_EXERCISE BRIEF_
Leave out the pictures and set down exactly the lines from the start of the listing through the one with "12, margin: 9", both included.
--- START ---
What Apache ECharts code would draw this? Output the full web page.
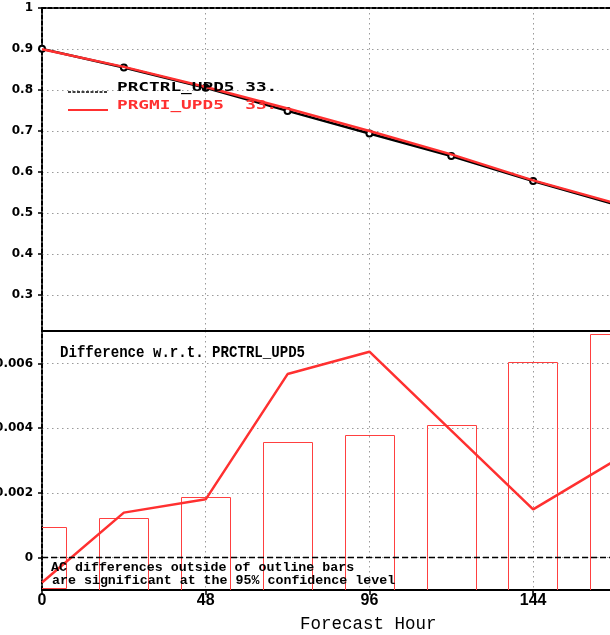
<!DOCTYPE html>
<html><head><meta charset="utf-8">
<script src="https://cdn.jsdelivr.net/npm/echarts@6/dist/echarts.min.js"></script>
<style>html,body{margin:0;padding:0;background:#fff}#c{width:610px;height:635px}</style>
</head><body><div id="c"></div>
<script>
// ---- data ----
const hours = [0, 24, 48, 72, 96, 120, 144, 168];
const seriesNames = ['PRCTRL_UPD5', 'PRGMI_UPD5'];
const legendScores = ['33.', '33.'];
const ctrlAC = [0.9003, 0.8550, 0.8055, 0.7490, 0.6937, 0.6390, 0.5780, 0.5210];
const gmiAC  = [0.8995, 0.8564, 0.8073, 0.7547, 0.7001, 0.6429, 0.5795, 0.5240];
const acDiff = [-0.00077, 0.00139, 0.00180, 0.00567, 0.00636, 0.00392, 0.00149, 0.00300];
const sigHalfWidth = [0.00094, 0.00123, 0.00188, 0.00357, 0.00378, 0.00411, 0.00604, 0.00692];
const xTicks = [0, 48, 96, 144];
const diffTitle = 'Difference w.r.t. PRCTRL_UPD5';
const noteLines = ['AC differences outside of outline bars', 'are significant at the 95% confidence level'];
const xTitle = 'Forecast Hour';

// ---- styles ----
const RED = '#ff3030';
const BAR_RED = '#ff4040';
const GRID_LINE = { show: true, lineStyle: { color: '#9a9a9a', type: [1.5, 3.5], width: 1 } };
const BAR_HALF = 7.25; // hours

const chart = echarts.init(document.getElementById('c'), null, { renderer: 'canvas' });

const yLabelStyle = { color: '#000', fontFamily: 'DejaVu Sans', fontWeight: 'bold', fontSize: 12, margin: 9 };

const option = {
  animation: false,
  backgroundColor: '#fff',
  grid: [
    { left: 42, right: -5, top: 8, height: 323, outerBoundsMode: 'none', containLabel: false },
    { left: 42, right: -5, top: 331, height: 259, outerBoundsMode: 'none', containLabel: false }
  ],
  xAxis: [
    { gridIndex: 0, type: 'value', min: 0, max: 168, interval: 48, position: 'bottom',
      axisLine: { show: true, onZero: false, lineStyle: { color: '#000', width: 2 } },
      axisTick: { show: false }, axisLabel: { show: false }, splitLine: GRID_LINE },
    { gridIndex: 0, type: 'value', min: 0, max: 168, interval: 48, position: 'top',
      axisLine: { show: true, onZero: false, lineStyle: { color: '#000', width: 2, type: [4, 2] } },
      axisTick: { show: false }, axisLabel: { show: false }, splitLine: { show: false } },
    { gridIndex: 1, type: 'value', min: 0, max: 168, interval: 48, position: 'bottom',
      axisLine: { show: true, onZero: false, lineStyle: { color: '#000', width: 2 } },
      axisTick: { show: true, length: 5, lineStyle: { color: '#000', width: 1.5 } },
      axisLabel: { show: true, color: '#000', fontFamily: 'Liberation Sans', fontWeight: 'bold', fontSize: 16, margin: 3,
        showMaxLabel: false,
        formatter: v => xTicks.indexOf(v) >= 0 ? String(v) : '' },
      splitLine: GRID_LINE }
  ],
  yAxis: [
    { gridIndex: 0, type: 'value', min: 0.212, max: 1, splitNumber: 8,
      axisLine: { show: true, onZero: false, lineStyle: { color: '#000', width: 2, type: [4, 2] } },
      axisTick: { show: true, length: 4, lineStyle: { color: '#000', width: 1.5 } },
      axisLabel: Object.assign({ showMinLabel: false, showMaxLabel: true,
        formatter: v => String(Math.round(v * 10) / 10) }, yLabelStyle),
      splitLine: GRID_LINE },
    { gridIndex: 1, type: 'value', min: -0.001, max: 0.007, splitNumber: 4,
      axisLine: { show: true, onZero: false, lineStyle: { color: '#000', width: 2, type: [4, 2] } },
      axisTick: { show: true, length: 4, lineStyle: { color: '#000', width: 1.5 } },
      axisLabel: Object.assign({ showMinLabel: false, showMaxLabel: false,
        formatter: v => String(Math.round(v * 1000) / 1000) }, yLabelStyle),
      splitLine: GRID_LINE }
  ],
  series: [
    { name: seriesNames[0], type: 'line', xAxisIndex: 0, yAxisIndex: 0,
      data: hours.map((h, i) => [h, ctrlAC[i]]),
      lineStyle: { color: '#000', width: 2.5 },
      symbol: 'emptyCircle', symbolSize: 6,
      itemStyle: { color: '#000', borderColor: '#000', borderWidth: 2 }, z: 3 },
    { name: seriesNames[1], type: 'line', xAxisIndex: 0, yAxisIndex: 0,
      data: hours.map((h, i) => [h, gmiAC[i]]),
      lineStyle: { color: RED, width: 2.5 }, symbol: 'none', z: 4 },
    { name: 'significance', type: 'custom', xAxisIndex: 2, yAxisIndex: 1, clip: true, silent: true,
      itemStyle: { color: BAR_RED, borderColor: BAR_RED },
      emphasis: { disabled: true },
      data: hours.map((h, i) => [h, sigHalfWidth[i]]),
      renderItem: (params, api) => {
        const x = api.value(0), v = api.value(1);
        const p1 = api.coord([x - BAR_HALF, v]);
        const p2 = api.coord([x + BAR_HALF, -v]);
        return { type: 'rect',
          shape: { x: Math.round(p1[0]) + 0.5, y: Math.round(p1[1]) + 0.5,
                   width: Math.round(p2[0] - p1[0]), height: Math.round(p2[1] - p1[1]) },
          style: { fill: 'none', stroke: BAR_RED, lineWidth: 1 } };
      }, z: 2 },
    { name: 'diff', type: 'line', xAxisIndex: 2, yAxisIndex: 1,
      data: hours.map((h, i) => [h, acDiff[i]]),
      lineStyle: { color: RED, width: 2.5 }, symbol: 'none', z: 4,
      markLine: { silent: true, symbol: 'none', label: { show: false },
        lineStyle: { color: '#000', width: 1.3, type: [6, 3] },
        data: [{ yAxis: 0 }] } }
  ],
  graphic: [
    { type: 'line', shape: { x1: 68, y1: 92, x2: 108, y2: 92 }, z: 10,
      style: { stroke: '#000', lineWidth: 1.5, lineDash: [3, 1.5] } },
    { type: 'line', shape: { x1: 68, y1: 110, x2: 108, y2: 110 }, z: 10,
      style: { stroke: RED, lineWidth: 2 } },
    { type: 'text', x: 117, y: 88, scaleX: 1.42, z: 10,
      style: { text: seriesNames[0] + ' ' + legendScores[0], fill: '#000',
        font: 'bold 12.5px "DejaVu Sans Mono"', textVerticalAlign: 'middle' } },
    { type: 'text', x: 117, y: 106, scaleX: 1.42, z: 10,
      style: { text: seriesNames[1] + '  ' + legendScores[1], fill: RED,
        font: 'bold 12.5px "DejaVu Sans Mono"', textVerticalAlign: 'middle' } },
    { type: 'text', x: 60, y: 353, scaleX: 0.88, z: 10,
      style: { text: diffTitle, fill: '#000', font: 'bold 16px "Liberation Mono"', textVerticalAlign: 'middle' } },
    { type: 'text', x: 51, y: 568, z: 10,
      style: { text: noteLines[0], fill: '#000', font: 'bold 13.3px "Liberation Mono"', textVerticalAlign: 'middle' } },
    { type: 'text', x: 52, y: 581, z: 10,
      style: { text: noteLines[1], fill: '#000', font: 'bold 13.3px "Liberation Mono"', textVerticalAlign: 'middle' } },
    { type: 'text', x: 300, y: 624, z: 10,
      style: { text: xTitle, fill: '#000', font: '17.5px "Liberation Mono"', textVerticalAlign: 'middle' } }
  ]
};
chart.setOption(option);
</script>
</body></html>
--- END ---
_REPLY_
What Apache ECharts code would draw this? Output the full web page.
<!DOCTYPE html>
<html><head><meta charset="utf-8">
<script src="https://cdn.jsdelivr.net/npm/echarts@6/dist/echarts.min.js"></script>
<style>html,body{margin:0;padding:0;background:#fff}#c{width:610px;height:635px}</style>
</head><body><div id="c"></div>
<script>
// ---- data ----
const hours = [0, 24, 48, 72, 96, 120, 144, 168];
const seriesNames = ['PRCTRL_UPD5', 'PRGMI_UPD5'];
const legendScores = ['33.', '33.'];
const ctrlAC = [0.9003, 0.8550, 0.8055, 0.7490, 0.6937, 0.6390, 0.5780, 0.5210];
const gmiAC  = [0.8995, 0.8564, 0.8073, 0.7547, 0.7001, 0.6429, 0.5795, 0.5240];
const acDiff = [-0.00077, 0.00139, 0.00180, 0.00567, 0.00636, 0.00392, 0.00149, 0.00300];
const sigHalfWidth = [0.00094, 0.00123, 0.00188, 0.00357, 0.00378, 0.00411, 0.00604, 0.00692];
const xTicks = [0, 48, 96, 144];
const diffTitle = 'Difference w.r.t. PRCTRL_UPD5';
const noteLines = ['AC differences outside of outline bars', 'are significant at the 95% confidence level'];
const xTitle = 'Forecast Hour';

// ---- styles ----
const RED = '#ff3030';
const BAR_RED = '#ff4040';
const GRID_LINE = { show: true, lineStyle: { color: '#9a9a9a', type: [1.5, 3.5], width: 1 } };
const BAR_HALF = 7.25; // hours

const chart = echarts.init(document.getElementById('c'), null, { renderer: 'canvas' });

const yLabelStyle = { color: '#000', fontFamily: 'DejaVu Sans', fontWeight: 'bold', fontSize: 12, margin: 9 };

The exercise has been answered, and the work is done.